Turning to the events of 2022, I cannot claim to be an expert on Ukraine. I see the news – though don’t read/watch it in detail. I also see a range of posts on social media, links to webinars, and to blog posts. I would like to present a few of these that I found particularly useful.

  • A Facebook post by the author Barry Eisler (others of his posts are also useful/interesting/relevant)

It is natural at this time for us to look to history for lessons. The names I see being thrown around are Cuba (missile crisis), Pearl Harbor and 9/11 (in relation to having a no-fly-zone over Ukraine), and Manchuria (in terms of the West not stopping Japan’s advancement). The latter is one that I find particularly interesting due to my work related to Japan, as equally I can see dangerous parallels about how the US and others imposed an oil embargo on Japan and how that led to Japan’s advancement into Indonesia and also, ultimately, its attack on Pearl Harbor.
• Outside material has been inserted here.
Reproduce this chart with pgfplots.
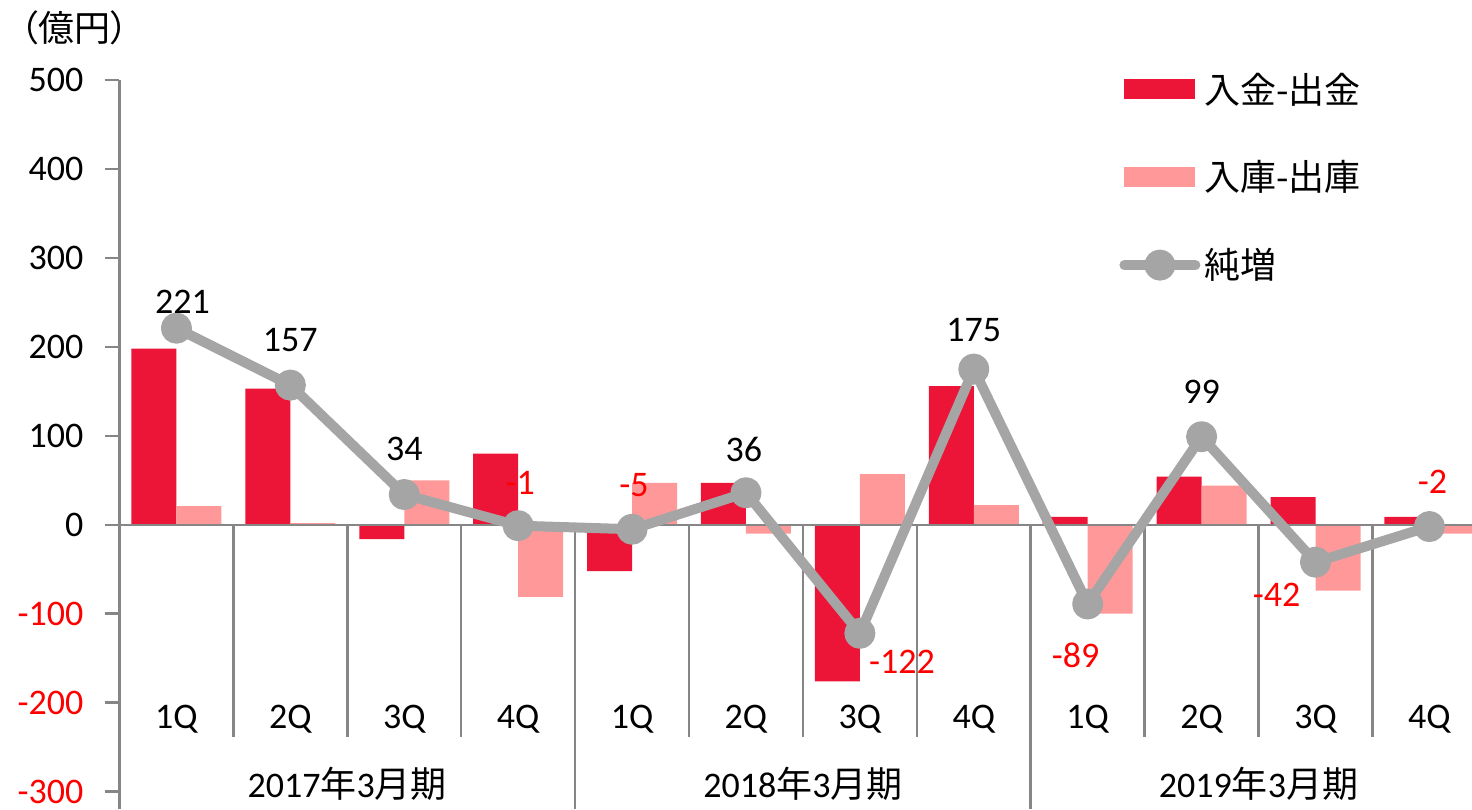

One of the problems with history is that we ignore the lessons it can provide at our peril, but there are also many examples that are contradictory.

One thing that I dislike is the simplicity of discussion and the hypocrisy that comes to the fore. So many of the world’s problems – including the current situation with Ukraine – can be linked to the actions or inactions of the British and American governments over the years. These countries, while condemning the actions of Putin (and please, let’s keep it clear, it’s Putin not the whole of Russia and certainly not all Russian people), do little to address the suffering of Palestinians or the on-going attacks on Yemen, to name just two examples.

During the past few weeks, seeing what has happened to Ukraine reminds me about my first (and to date) only proper visit to Taiwan (i.e. not including when I changed planes there during my first trip to Japan, touched upon in my post Reflecting on China Airlines’ 747 Passenger Plane Retirement). I will post more about this one day. The key point for here, however, is that whatever the issues of independence, etc – what is more important than anything is for peace to be maintained.